Hi gridpc g,
From http://ark.intel.com/compare/75272,81706. The two CPU feature are look like below
|Intel® Xeon® Processor E5-2660 v2 (25M Cache, 2.20 GHz)||Intel® Xeon® Processor E5-2660 v3 (25M Cache, 2.60 GHz)|
|Ivy Bridge EP||Haswell|
Instruction Set Extensions
Could you please provide the details about HPL.dat and which binary are you running?
Are you using the Intel optimized linkpack binary from https://software.intel.com/en-us/articles/intel-math-kernel-library-linpack-download?
Or, are you building the HPL yourself? If yes, what are the compiler/link options? Also, provide platform details for both.
Yes, providing the details above will help. The recommended HPL binary is the offload version: mp_linpack/bin_intel/intel64/xhpl_offload_intel64 . The NB value can be set to 192 for v3 systems. You can first run this binary with 1 MPI rank per node. Later you may try to run it with 1 MPI per socket to get the best performance using the scripts provided: mp_linpack/bin_intel/intel64/runme_offload_intel64.
I have same problem more or less, I have two set of computing nodes (16 of 2690 V2 procesor type nodes & 64 of 2690 V3 processor type nodes) which tried to get Linpack benchmarks . First I tried Intel Parallel Studio with 16* V2 computing nodes and I got about 92% performance efficiency which is great.
in second step I tried to run same Linpack over 16 * V3 type processors but I just got 74% efficency . the configuration is same, even I reinstalled Paralle studio on V3 processor type computing nodes but still have same problem.
By the way, running Linpack over one single node gives 87% performance but over 16 or 64 will drop to 74%.
Please kindly support me to solve the problem.
Hi gridpc and Reza,
As Efe recommended, could you the offload binary that I mentioned above, even if there is no Xeon Phi in your systems. We will be avoiding this confusion soon, having just one single binary out there.

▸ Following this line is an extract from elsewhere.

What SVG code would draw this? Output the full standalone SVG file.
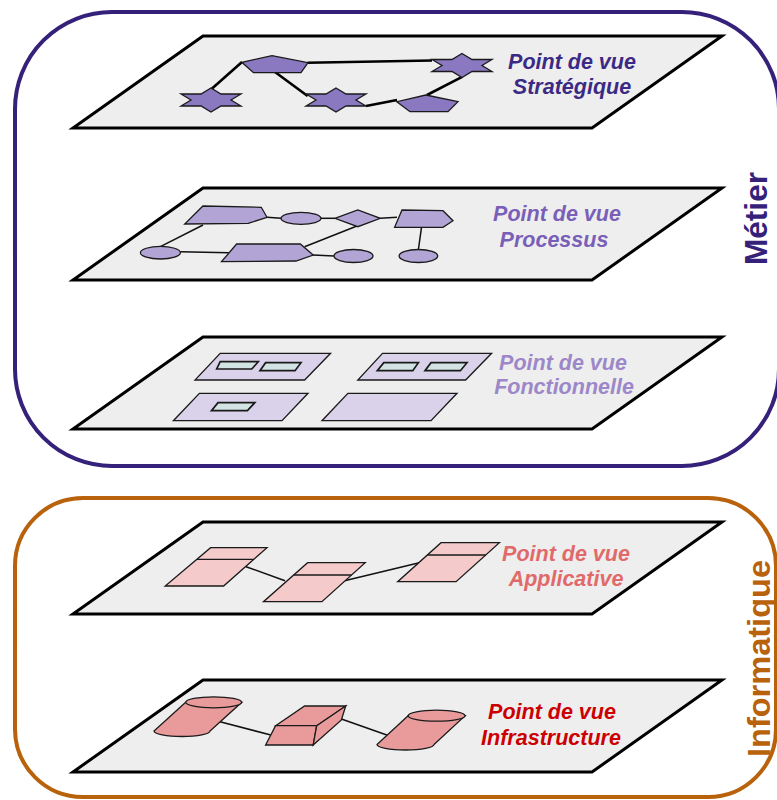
<svg xmlns="http://www.w3.org/2000/svg" xmlns:xlink="http://www.w3.org/1999/xlink" width="777" height="800" viewBox="0 0 777 800">
<style>
.plane{fill:#EEEEEE;stroke:#000;stroke-width:3;stroke-linejoin:miter}
.shape{stroke:#1a1a1a;stroke-width:1.3}
.strat{fill:#8A78C0}
.proc{fill:#B2A5D6}
.fbig{fill:#D9D2EA}
.fsmall{fill:#D2E3E3;stroke-width:1.7}
.app{fill:#F5CACA}
.infra{fill:#E99B9B}
.conn1{stroke:#000;stroke-width:2.6;fill:none}
.conn{stroke:#111;stroke-width:1.5;fill:none}
.lbl{font-family:"Liberation Sans",Arial,sans-serif;font-weight:bold;font-style:italic;font-size:21.5px;text-anchor:middle}
.side{font-family:"Liberation Sans",Arial,sans-serif;font-weight:bold;font-size:31px;text-anchor:middle}
</style>
<defs>
<polygon id="planeShape" points="130,0 649,0 519,92 0,92"/>
<polygon id="star" points="0,-12 10,-6 30,-6 20,0 30,6 10,6 0,12 -10,6 -30,6 -20,0 -30,-6 -10,-6"/>
</defs>

<g id="metier">
<rect x="15" y="12" width="764" height="454" rx="97" ry="97" fill="none" stroke="#35217A" stroke-width="4"/>
<text class="side" fill="#35217A" transform="translate(767,218.5) rotate(-90)" textLength="93" lengthAdjust="spacingAndGlyphs">Métier</text>
</g>
<g id="informatique">
<rect x="15" y="498" width="761" height="299" rx="68" ry="68" fill="none" stroke="#B8620C" stroke-width="4"/>
<text class="side" fill="#B8620C" transform="translate(770,658.5) rotate(-90)" textLength="197" lengthAdjust="spacingAndGlyphs">Informatique</text>
</g>

<g id="plane-strategique"><use xlink:href="#planeShape" class="plane" transform="translate(73,36)"/></g>
<g id="plane-processus"><use xlink:href="#planeShape" class="plane" transform="translate(73,188)"/></g>
<g id="plane-fonctionnelle"><use xlink:href="#planeShape" class="plane" transform="translate(73,337)"/></g>
<g id="plane-applicative"><use xlink:href="#planeShape" class="plane" transform="translate(73,522)"/></g>
<g id="plane-infrastructure"><use xlink:href="#planeShape" class="plane" transform="translate(73,680)"/></g>

<g id="connectors">
<line class="conn1" x1="242" y1="62" x2="211.5" y2="89"/>
<line class="conn1" x1="275" y1="72" x2="307.6" y2="96"/>
<line class="conn1" x1="307.6" y1="62.7" x2="432" y2="60.5"/>
<line class="conn1" x1="462.6" y1="76.7" x2="427" y2="95"/>
<line class="conn1" x1="366" y1="106" x2="397" y2="100"/>

<line class="conn" x1="203" y1="225" x2="160.4" y2="246.7"/>
<line class="conn" x1="180.3" y1="251.7" x2="228.8" y2="252.7"/>
<line class="conn" x1="313" y1="255" x2="334" y2="256"/>
<line class="conn" x1="304.6" y1="246.7" x2="362" y2="224"/>
<line class="conn" x1="267" y1="217.3" x2="281" y2="218.3"/>
<line class="conn" x1="321" y1="218.3" x2="335" y2="218.3"/>
<line class="conn" x1="380.3" y1="218.3" x2="397" y2="217.3"/>
<line class="conn" x1="421.5" y1="227.3" x2="418.4" y2="249.5"/>

<line class="conn" x1="246" y1="566.7" x2="285" y2="580.7"/>
<line class="conn" x1="343.5" y1="581" x2="419.3" y2="562.7"/>

<line class="conn" x1="220" y1="721.7" x2="270.8" y2="735"/>
<line class="conn" x1="341.4" y1="719" x2="386.8" y2="735"/>
</g>

<g id="strategique">
<g id="s-star1"><use xlink:href="#star" class="shape strat" transform="translate(211,100)"/></g>
<g id="s-star2"><use xlink:href="#star" class="shape strat" transform="translate(336,100)"/></g>
<g id="s-star3"><use xlink:href="#star" class="shape strat" transform="translate(462,65.5)"/></g>
<g id="s-pent1"><polygon class="shape strat" points="241.8,62.3 272,55.7 308,62.7 301,72.7 253.5,72.7"/></g>
<g id="s-pent2"><polygon class="shape strat" points="425.8,95 458,101.7 448,111.7 410,111.7 396.8,101.7"/></g>
<text class="lbl" fill="#3B2A84" x="572" y="69">Point de vue</text>
<text class="lbl" fill="#3B2A84" x="572" y="94">Stratégique</text>
</g>

<g id="processus">
<g id="p-a"><polygon class="shape proc" points="202.9,206 261.3,207.3 267,217.3 248.3,223.3 184.7,224"/></g>
<g id="p-b"><ellipse class="shape proc" cx="301" cy="218.3" rx="20" ry="6"/></g>
<g id="p-c"><polygon class="shape proc" points="334.9,218.3 357.8,210 380.3,218.3 357.8,226.7"/></g>
<g id="p-d"><polygon class="shape proc" points="402,210 443,210.7 453,220.7 443,227.3 394.6,227.3"/></g>
<g id="p-e"><ellipse class="shape proc" cx="160.4" cy="252.7" rx="20" ry="6.3"/></g>
<g id="p-f"><polygon class="shape proc" points="236.6,244 300.3,244 313.2,255 296,261 221.5,261.7"/></g>
<g id="p-g"><ellipse class="shape proc" cx="418.4" cy="256" rx="19.3" ry="6.5"/></g>
<g id="p-h"><ellipse class="shape proc" cx="353.5" cy="256" rx="19.5" ry="6.5"/></g>
<text class="lbl" fill="#7A5FB8" x="557" y="221">Point de vue</text>
<text class="lbl" fill="#7A5FB8" x="554" y="247">Processus</text>
</g>

<g id="fonctionnelle">
<g id="f-1">
<polygon class="shape fbig" points="220.2,353.3 330.6,353.3 304.6,380 195,380"/>
<polygon class="shape fsmall" points="220.2,361.7 258.3,361.7 251.8,369 216.7,369"/>
<polygon class="shape fsmall" points="265.6,362.7 301,362.7 295,370.7 260,370.7"/>
</g>
<g id="f-2">
<polygon class="shape fbig" points="382.5,353.3 491.6,353.3 465.6,380 357.8,380"/>
<polygon class="shape fsmall" points="383.8,362.7 418.4,362.7 412.8,370.7 377.3,370.7"/>
<polygon class="shape fsmall" points="431,362.7 467,362.7 460.4,370.7 425,370.7"/>
</g>
<g id="f-3">
<polygon class="shape fbig" points="199.4,393.3 308,393.3 282,420.7 173.4,420.7"/>
<polygon class="shape fsmall" points="218,402.7 254.8,402.7 247.4,410.7 211.5,410.7"/>
</g>
<g id="f-4">
<polygon class="shape fbig" points="347.9,393.3 457,393.3 431,420.7 322,420.7"/>
</g>
<text class="lbl" fill="#9C88C8" x="563" y="370">Point de vue</text>
<text class="lbl" fill="#9C88C8" x="564" y="394">Fonctionnelle</text>
</g>

<g id="applicative">
<g id="a-1">
<polygon class="shape app" points="210.6,547.7 267,547.7 223.6,586 165.2,586"/>
<line class="shape" x1="196.9" y1="559.3" x2="253.3" y2="559.3"/>
</g>
<g id="a-2">
<polygon class="shape app" points="307.6,562.7 365.2,562.7 321.9,601.7 263.5,601.7"/>
<line class="shape" x1="293.8" y1="575" x2="351.5" y2="575"/>
</g>
<g id="a-3">
<polygon class="shape app" points="441,542.7 499.4,542.7 456.1,581.7 397.7,581.7"/>
<line class="shape" x1="427.5" y1="555" x2="485.8" y2="555"/>
</g>
<text class="lbl" fill="#E06A6A" x="566" y="561">Point de vue</text>
<text class="lbl" fill="#E06A6A" x="566" y="586">Applicative</text>
</g>

<g id="infrastructure">
<g id="i-cyl1">
<path class="shape infra" d="M185.7,702.3 L154,731 A28,5.5 0 0 0 210,731 L241.7,702.3 Z"/>
<ellipse class="shape infra" cx="213.7" cy="702.3" rx="28" ry="5.5"/>
</g>
<g id="i-box">
<polygon class="shape infra" points="275.6,725.7 304.6,706 345.7,706 316.7,725.7"/>
<polygon class="shape infra" points="275.6,725.7 316.7,725.7 313.2,745 265.6,745"/>
<polygon class="shape infra" points="316.7,725.7 345.7,706 341.4,720 313.2,745"/>
</g>
<g id="i-cyl2">
<path class="shape infra" d="M408.1,715.7 L377,744.5 A28.5,5.5 0 0 0 434,744.5 L465.1,715.7 Z"/>
<ellipse class="shape infra" cx="436.6" cy="715.7" rx="28.5" ry="5.5"/>
</g>
<text class="lbl" fill="#CC0000" x="552" y="719">Point de vue</text>
<text class="lbl" fill="#CC0000" x="551" y="745">Infrastructure</text>
</g>
</svg>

I tried make arch=intel64 version=offload but the was an error which means couldn't find offload library. I used offload pre-build binary in bin_intel64 folder but the results was very poor and I couldn't understand the results structure. is it per each node or combination of ?
on the other hand, cpu utilization was not equal in this test, some core had 200% and some of them was free.
HPL performance is limited by the slowest node. Please check if all nodes perform 87% equally. Also performance tends to be low if problem size is too small due to communication overhead. Please try to increase problem size.